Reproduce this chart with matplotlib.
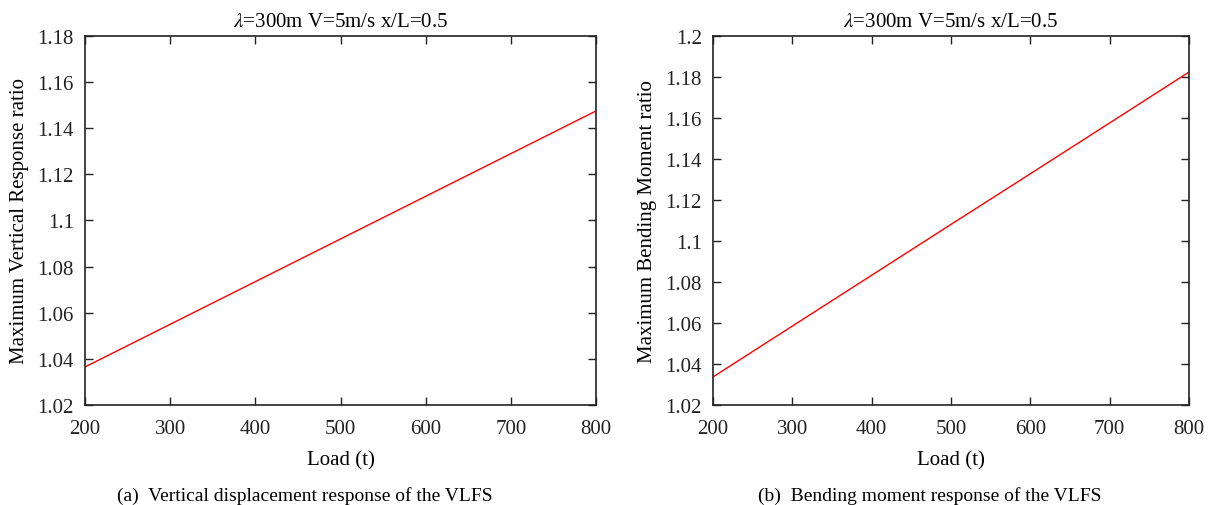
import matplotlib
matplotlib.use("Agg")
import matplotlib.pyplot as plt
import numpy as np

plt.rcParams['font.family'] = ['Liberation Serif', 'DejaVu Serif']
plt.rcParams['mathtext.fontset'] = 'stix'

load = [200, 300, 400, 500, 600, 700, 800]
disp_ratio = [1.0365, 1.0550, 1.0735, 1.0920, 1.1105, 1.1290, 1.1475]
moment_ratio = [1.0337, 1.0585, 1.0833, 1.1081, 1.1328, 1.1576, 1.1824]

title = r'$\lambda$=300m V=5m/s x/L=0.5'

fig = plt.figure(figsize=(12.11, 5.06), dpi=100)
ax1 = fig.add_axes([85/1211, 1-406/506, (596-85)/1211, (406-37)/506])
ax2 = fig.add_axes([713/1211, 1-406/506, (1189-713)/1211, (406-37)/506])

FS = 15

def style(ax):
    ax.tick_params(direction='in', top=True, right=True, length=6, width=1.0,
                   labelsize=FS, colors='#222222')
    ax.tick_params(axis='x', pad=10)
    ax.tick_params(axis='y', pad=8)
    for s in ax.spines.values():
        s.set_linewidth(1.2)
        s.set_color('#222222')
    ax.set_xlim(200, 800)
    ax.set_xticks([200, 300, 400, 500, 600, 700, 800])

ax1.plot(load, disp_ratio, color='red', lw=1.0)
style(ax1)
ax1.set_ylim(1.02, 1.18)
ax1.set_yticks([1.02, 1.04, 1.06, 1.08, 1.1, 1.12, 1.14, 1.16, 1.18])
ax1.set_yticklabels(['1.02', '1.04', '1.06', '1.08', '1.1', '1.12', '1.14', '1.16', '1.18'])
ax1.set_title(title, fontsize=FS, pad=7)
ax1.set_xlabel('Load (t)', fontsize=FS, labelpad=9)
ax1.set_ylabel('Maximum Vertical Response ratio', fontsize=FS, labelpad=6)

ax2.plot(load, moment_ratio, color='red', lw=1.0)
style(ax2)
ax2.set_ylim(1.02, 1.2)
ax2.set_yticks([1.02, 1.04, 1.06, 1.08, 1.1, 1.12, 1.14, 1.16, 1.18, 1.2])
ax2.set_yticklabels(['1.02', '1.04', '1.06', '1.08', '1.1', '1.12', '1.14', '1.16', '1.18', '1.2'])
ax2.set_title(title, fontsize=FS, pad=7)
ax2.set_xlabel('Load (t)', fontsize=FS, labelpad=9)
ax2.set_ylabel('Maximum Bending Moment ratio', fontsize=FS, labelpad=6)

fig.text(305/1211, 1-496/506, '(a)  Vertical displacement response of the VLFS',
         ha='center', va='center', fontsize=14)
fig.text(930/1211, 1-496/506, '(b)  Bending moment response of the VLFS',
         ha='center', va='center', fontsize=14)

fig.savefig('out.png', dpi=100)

++++++++++++++++++++

## PROBLEM STATEMENT
All of the lines above should be printed exactly, minus the pictures.

## RESULT OF THE TASK
Reproduce this chart with matplotlib.
import matplotlib
matplotlib.use("Agg")
import matplotlib.pyplot as plt
import numpy as np

plt.rcParams['font.family'] = ['Liberation Serif', 'DejaVu Serif']
plt.rcParams['mathtext.fontset'] = 'stix'

load = [200, 300, 400, 500, 600, 700, 800]
disp_ratio = [1.0365, 1.0550, 1.0735, 1.0920, 1.1105, 1.1290, 1.1475]
moment_ratio = [1.0337, 1.0585, 1.0833, 1.1081, 1.1328, 1.1576, 1.1824]

title = r'$\lambda$=300m V=5m/s x/L=0.5'

fig = plt.figure(figsize=(12.11, 5.06), dpi=100)
ax1 = fig.add_axes([85/1211, 1-406/506, (596-85)/1211, (406-37)/506])
ax2 = fig.add_axes([713/1211, 1-406/506, (1189-713)/1211, (406-37)/506])

FS = 15

def style(ax):
    ax.tick_params(direction='in', top=True, right=True, length=6, width=1.0,
                   labelsize=FS, colors='#222222')
    ax.tick_params(axis='x', pad=10)
    ax.tick_params(axis='y', pad=8)
    for s in ax.spines.values():
        s.set_linewidth(1.2)
        s.set_color('#222222')
    ax.set_xlim(200, 800)
    ax.set_xticks([200, 300, 400, 500, 600, 700, 800])

ax1.plot(load, disp_ratio, color='red', lw=1.0)
style(ax1)
ax1.set_ylim(1.02, 1.18)
ax1.set_yticks([1.02, 1.04, 1.06, 1.08, 1.1, 1.12, 1.14, 1.16, 1.18])
ax1.set_yticklabels(['1.02', '1.04', '1.06', '1.08', '1.1', '1.12', '1.14', '1.16', '1.18'])
ax1.set_title(title, fontsize=FS, pad=7)
ax1.set_xlabel('Load (t)', fontsize=FS, labelpad=9)
ax1.set_ylabel('Maximum Vertical Response ratio', fontsize=FS, labelpad=6)

ax2.plot(load, moment_ratio, color='red', lw=1.0)
style(ax2)
ax2.set_ylim(1.02, 1.2)
ax2.set_yticks([1.02, 1.04, 1.06, 1.08, 1.1, 1.12, 1.14, 1.16, 1.18, 1.2])
ax2.set_yticklabels(['1.02', '1.04', '1.06', '1.08', '1.1', '1.12', '1.14', '1.16', '1.18', '1.2'])
ax2.set_title(title, fontsize=FS, pad=7)
ax2.set_xlabel('Load (t)', fontsize=FS, labelpad=9)
ax2.set_ylabel('Maximum Bending Moment ratio', fontsize=FS, labelpad=6)

fig.text(305/1211, 1-496/506, '(a)  Vertical displacement response of the VLFS',
         ha='center', va='center', fontsize=14)
fig.text(930/1211, 1-496/506, '(b)  Bending moment response of the VLFS',
         ha='center', va='center', fontsize=14)

fig.savefig('out.png', dpi=100)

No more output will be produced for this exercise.